■ Do this
Only the pictures are to be left out; set down the rest of the records exactly.

■ Provided records
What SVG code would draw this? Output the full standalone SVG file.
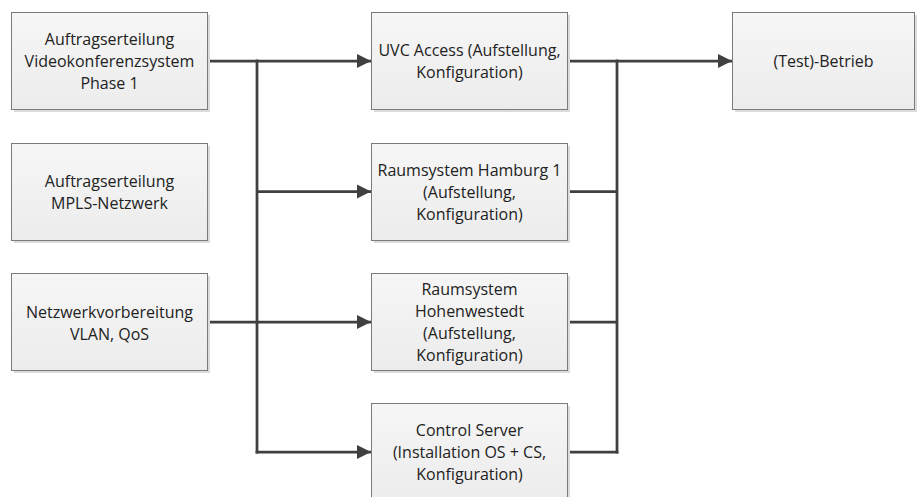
<svg xmlns="http://www.w3.org/2000/svg" width="917" height="497" viewBox="0 0 917 497">
  <defs>
    <linearGradient id="boxFill" x1="0" y1="0" x2="0" y2="1">
      <stop offset="0" stop-color="#f6f6f6"/>
      <stop offset="1" stop-color="#ececec"/>
    </linearGradient>
    <marker id="arrow" markerUnits="userSpaceOnUse" markerWidth="16" markerHeight="16" viewBox="0 0 16 16" refX="15" refY="8" orient="auto">
      <path d="M1,1 L15,8 L1,15 Z" fill="#404040"/>
    </marker>
  </defs>
  <style>
    .box { fill: url(#boxFill); stroke: #7a7a7a; stroke-width: 1; }
    .shadow { fill: #dcdcdc; }
    .label { font-family: "Open Sans", "Noto Sans", "Liberation Sans", sans-serif; font-size: 16px; fill: #222222; text-anchor: middle; dominant-baseline: central; }
    .wire { fill: none; stroke: #404040; stroke-width: 2.75; }
    .arrowed { marker-end: url(#arrow); }
  </style>
  <rect width="917" height="497" fill="#ffffff"/>

  <!-- connectors -->
  <g id="connectors">
    <line class="wire" x1="207" y1="61" x2="257" y2="61"/>
    <line class="wire" x1="257" y1="59.6" x2="257" y2="453.4"/>
    <line class="wire arrowed" x1="257" y1="61" x2="371" y2="61"/>
    <line class="wire arrowed" x1="257" y1="191.5" x2="371" y2="191.5"/>
    <line class="wire arrowed" x1="207" y1="322" x2="371" y2="322"/>
    <line class="wire arrowed" x1="255.6" y1="452" x2="371" y2="452"/>
    <line class="wire" x1="568" y1="61" x2="617" y2="61"/>
    <line class="wire" x1="568" y1="191.5" x2="617" y2="191.5"/>
    <line class="wire" x1="568" y1="322" x2="617" y2="322"/>
    <line class="wire" x1="568" y1="452" x2="618.4" y2="452"/>
    <line class="wire" x1="617" y1="59.6" x2="617" y2="453.4"/>
    <line class="wire arrowed" x1="617" y1="61" x2="732" y2="61"/>
  </g>

  <g id="auftrag-vks">
    <rect class="shadow" x="14" y="15" width="196" height="97"/>
    <rect class="box" x="11.5" y="12.5" width="196" height="97"/>
    <text class="label" x="109.5" y="39">Auftragserteilung</text>
    <text class="label" x="109.5" y="61">Videokonferenzsystem</text>
    <text class="label" x="109.5" y="83">Phase 1</text>
  </g>

  <g id="auftrag-mpls">
    <rect class="shadow" x="14" y="146" width="196" height="97"/>
    <rect class="box" x="11.5" y="143.5" width="196" height="97"/>
    <text class="label" x="109.5" y="181">Auftragserteilung</text>
    <text class="label" x="109.5" y="203">MPLS-Netzwerk</text>
  </g>

  <g id="netzwerk">
    <rect class="shadow" x="14" y="276" width="196" height="97"/>
    <rect class="box" x="11.5" y="273.5" width="196" height="97"/>
    <text class="label" x="109.5" y="312">Netzwerkvorbereitung</text>
    <text class="label" x="109.5" y="334">VLAN, QoS</text>
  </g>

  <g id="uvc-access">
    <rect class="shadow" x="374" y="15" width="196" height="97"/>
    <rect class="box" x="371.5" y="12.5" width="196" height="97"/>
    <text class="label" x="469.5" y="50">UVC Access (Aufstellung,</text>
    <text class="label" x="469.5" y="72">Konfiguration)</text>
  </g>

  <g id="raum-hamburg">
    <rect class="shadow" x="374" y="146" width="196" height="97"/>
    <rect class="box" x="371.5" y="143.5" width="196" height="97"/>
    <text class="label" x="469.5" y="169.5">Raumsystem Hamburg 1</text>
    <text class="label" x="469.5" y="191.5">(Aufstellung,</text>
    <text class="label" x="469.5" y="213.5">Konfiguration)</text>
  </g>

  <g id="raum-hohenwestedt">
    <rect class="shadow" x="374" y="276" width="196" height="97"/>
    <rect class="box" x="371.5" y="273.5" width="196" height="97"/>
    <text class="label" x="469.5" y="288.5">Raumsystem</text>
    <text class="label" x="469.5" y="310.5">Hohenwestedt</text>
    <text class="label" x="469.5" y="332.5">(Aufstellung,</text>
    <text class="label" x="469.5" y="354.5">Konfiguration)</text>
  </g>

  <g id="control-server">
    <rect class="shadow" x="374" y="406" width="196" height="97"/>
    <rect class="box" x="371.5" y="403.5" width="196" height="97"/>
    <text class="label" x="469.5" y="430">Control Server</text>
    <text class="label" x="469.5" y="452">(Installation OS + CS,</text>
    <text class="label" x="469.5" y="474">Konfiguration)</text>
  </g>

  <g id="test-betrieb">
    <rect class="shadow" x="735" y="15" width="183" height="97"/>
    <rect class="box" x="732.5" y="12.5" width="182" height="97"/>
    <text class="label" x="823.5" y="61">(Test)-Betrieb</text>
  </g>
</svg>
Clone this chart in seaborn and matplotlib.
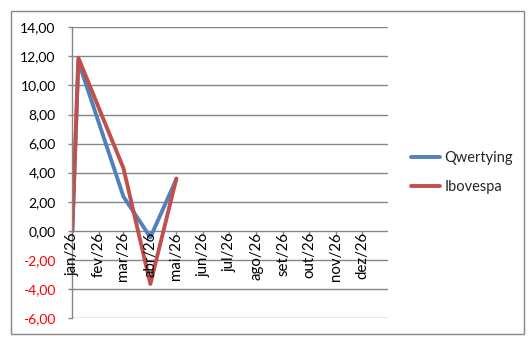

■ Expected output
What SVG code would draw this? Output the full standalone SVG file.
<svg xmlns="http://www.w3.org/2000/svg" width="917" height="497" viewBox="0 0 917 497">
  <defs>
    <linearGradient id="boxFill" x1="0" y1="0" x2="0" y2="1">
      <stop offset="0" stop-color="#f6f6f6"/>
      <stop offset="1" stop-color="#ececec"/>
    </linearGradient>
    <marker id="arrow" markerUnits="userSpaceOnUse" markerWidth="16" markerHeight="16" viewBox="0 0 16 16" refX="15" refY="8" orient="auto">
      <path d="M1,1 L15,8 L1,15 Z" fill="#404040"/>
    </marker>
  </defs>
  <style>
    .box { fill: url(#boxFill); stroke: #7a7a7a; stroke-width: 1; }
    .shadow { fill: #dcdcdc; }
    .label { font-family: "Open Sans", "Noto Sans", "Liberation Sans", sans-serif; font-size: 16px; fill: #222222; text-anchor: middle; dominant-baseline: central; }
    .wire { fill: none; stroke: #404040; stroke-width: 2.75; }
    .arrowed { marker-end: url(#arrow); }
  </style>
  <rect width="917" height="497" fill="#ffffff"/>

  <!-- connectors -->
  <g id="connectors">
    <line class="wire" x1="207" y1="61" x2="257" y2="61"/>
    <line class="wire" x1="257" y1="59.6" x2="257" y2="453.4"/>
    <line class="wire arrowed" x1="257" y1="61" x2="371" y2="61"/>
    <line class="wire arrowed" x1="257" y1="191.5" x2="371" y2="191.5"/>
    <line class="wire arrowed" x1="207" y1="322" x2="371" y2="322"/>
    <line class="wire arrowed" x1="255.6" y1="452" x2="371" y2="452"/>
    <line class="wire" x1="568" y1="61" x2="617" y2="61"/>
    <line class="wire" x1="568" y1="191.5" x2="617" y2="191.5"/>
    <line class="wire" x1="568" y1="322" x2="617" y2="322"/>
    <line class="wire" x1="568" y1="452" x2="618.4" y2="452"/>
    <line class="wire" x1="617" y1="59.6" x2="617" y2="453.4"/>
    <line class="wire arrowed" x1="617" y1="61" x2="732" y2="61"/>
  </g>

  <g id="auftrag-vks">
    <rect class="shadow" x="14" y="15" width="196" height="97"/>
    <rect class="box" x="11.5" y="12.5" width="196" height="97"/>
    <text class="label" x="109.5" y="39">Auftragserteilung</text>
    <text class="label" x="109.5" y="61">Videokonferenzsystem</text>
    <text class="label" x="109.5" y="83">Phase 1</text>
  </g>

  <g id="auftrag-mpls">
    <rect class="shadow" x="14" y="146" width="196" height="97"/>
    <rect class="box" x="11.5" y="143.5" width="196" height="97"/>
    <text class="label" x="109.5" y="181">Auftragserteilung</text>
    <text class="label" x="109.5" y="203">MPLS-Netzwerk</text>
  </g>

  <g id="netzwerk">
    <rect class="shadow" x="14" y="276" width="196" height="97"/>
    <rect class="box" x="11.5" y="273.5" width="196" height="97"/>
    <text class="label" x="109.5" y="312">Netzwerkvorbereitung</text>
    <text class="label" x="109.5" y="334">VLAN, QoS</text>
  </g>

  <g id="uvc-access">
    <rect class="shadow" x="374" y="15" width="196" height="97"/>
    <rect class="box" x="371.5" y="12.5" width="196" height="97"/>
    <text class="label" x="469.5" y="50">UVC Access (Aufstellung,</text>
    <text class="label" x="469.5" y="72">Konfiguration)</text>
  </g>

  <g id="raum-hamburg">
    <rect class="shadow" x="374" y="146" width="196" height="97"/>
    <rect class="box" x="371.5" y="143.5" width="196" height="97"/>
    <text class="label" x="469.5" y="169.5">Raumsystem Hamburg 1</text>
    <text class="label" x="469.5" y="191.5">(Aufstellung,</text>
    <text class="label" x="469.5" y="213.5">Konfiguration)</text>
  </g>

  <g id="raum-hohenwestedt">
    <rect class="shadow" x="374" y="276" width="196" height="97"/>
    <rect class="box" x="371.5" y="273.5" width="196" height="97"/>
    <text class="label" x="469.5" y="288.5">Raumsystem</text>
    <text class="label" x="469.5" y="310.5">Hohenwestedt</text>
    <text class="label" x="469.5" y="332.5">(Aufstellung,</text>
    <text class="label" x="469.5" y="354.5">Konfiguration)</text>
  </g>

  <g id="control-server">
    <rect class="shadow" x="374" y="406" width="196" height="97"/>
    <rect class="box" x="371.5" y="403.5" width="196" height="97"/>
    <text class="label" x="469.5" y="430">Control Server</text>
    <text class="label" x="469.5" y="452">(Installation OS + CS,</text>
    <text class="label" x="469.5" y="474">Konfiguration)</text>
  </g>

  <g id="test-betrieb">
    <rect class="shadow" x="735" y="15" width="183" height="97"/>
    <rect class="box" x="732.5" y="12.5" width="182" height="97"/>
    <text class="label" x="823.5" y="61">(Test)-Betrieb</text>
  </g>
</svg>
Clone this chart in seaborn and matplotlib.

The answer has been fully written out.